- Genre: Drama
- Created by: Arvind Babbal
- Written by: Dialogues Rekha Babbal
- Screenplay by: Sanchitha Bose
- Story by: Jainesh Izardar
- Directed by: Arvind Babbal
- Creative director: Dwani D. Gangdev
- Starring: Ankit Bathla Shubhanshi Singh Prachi Bohra
- Composers: Paresh Shah Suraj
- Country of origin: India
- Original language: Hindi
- No. of episodes: 114

Production
- Producers: Arvind Babbal Rekha Babbal
- Editor: Avad Narayan Singh
- Camera setup: Multi Camera
- Running time: 23-26 minutes
- Production company: Arvind Babbal Production Private Limited

Original release
- Network: Shemaroo Umang
- Release: 29 May – 5 October 2023

= Kundali Milan =

Indian drama television series

Kundali Milan is an Indian Hindi-language drama television series premiered on 29 May 2023 on Shemaroo Umang Produced by Arvind Babbal under Arvind Babbal Productions, it stars Ankit Bathla, Shubhanshi Singh and Prachi Bohra.

==Plot==
The narrative follows the story of childhood sweethearts Yash and Richa, on the verge of getting married. However, their plans are disrupted when Yash's grandfather uncovers a curse in Yash's Kundali (Horoscope): any woman who becomes Yash's first wife will die within 90 days. Richa's adopted sister, Anjali, steps in to save Richa, without knowledge of the curse in Yash's Kundali.

==Cast==
- Shubhanshi Raghuwanshi as Anjali
- Prachi Bohra as Richa
- Bindia Kalra as Alka
- Ankit Bathla as Yash Garg
- Yajuvendra Singh as Mukesh Garg
- Ambar Bedi as Uma
- Sanjay Tiwari as Karune
- Shilpi Maheshwari as Kamini
- Giri Raj as Dada Ji
- Swarna Bharat as Rajwati
- Palak Kaur as Pallavi
- Pradeep Gagan as Subodh
- Shailly Shukla as Dadi
- Anila Kharbanda as Rajjo
- Khabir Mehta
- Gaurav Bajpai as Aditya

==Production==
===Casting===
The series was announced on Shemaroo TV by Arvind Babbal Productions.
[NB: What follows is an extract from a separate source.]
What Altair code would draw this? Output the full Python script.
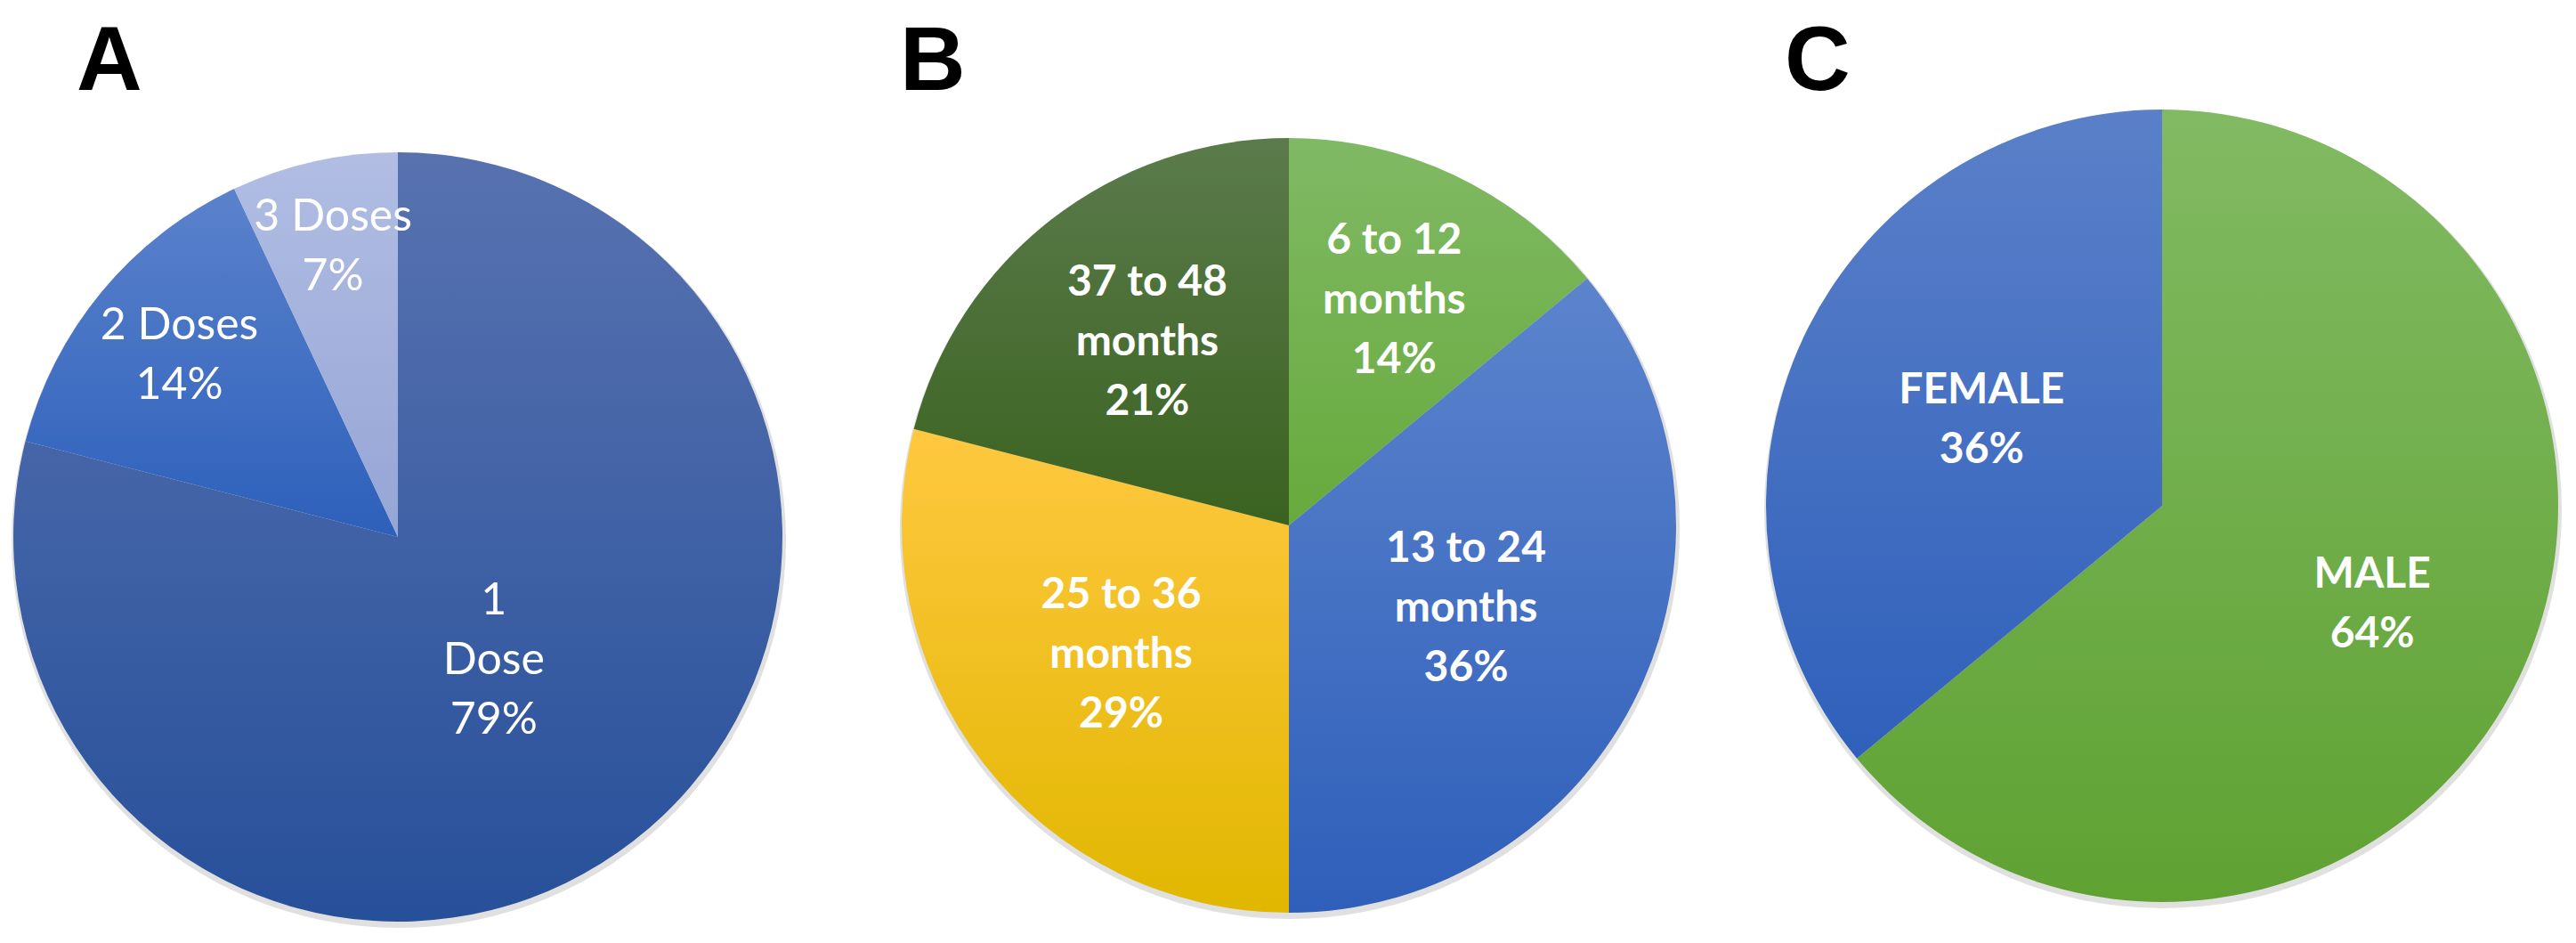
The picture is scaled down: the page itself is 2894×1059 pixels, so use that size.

Ankit Bathla, Shubhanshi Singh and Prachi Bohra were signed as the leads. The first promo was released on 12 May 2023 featuring Ankit Bathla, Shubhanshi Singh and Prachi Bohra.
===Filming===
Principal photography commenced from May 2023 in Mathura, Uttar Pradesh.
===Cancellation===
The Show Went off air Within Five Months. The last episode aired on 5 October 2023. The show ran for 114 episodes.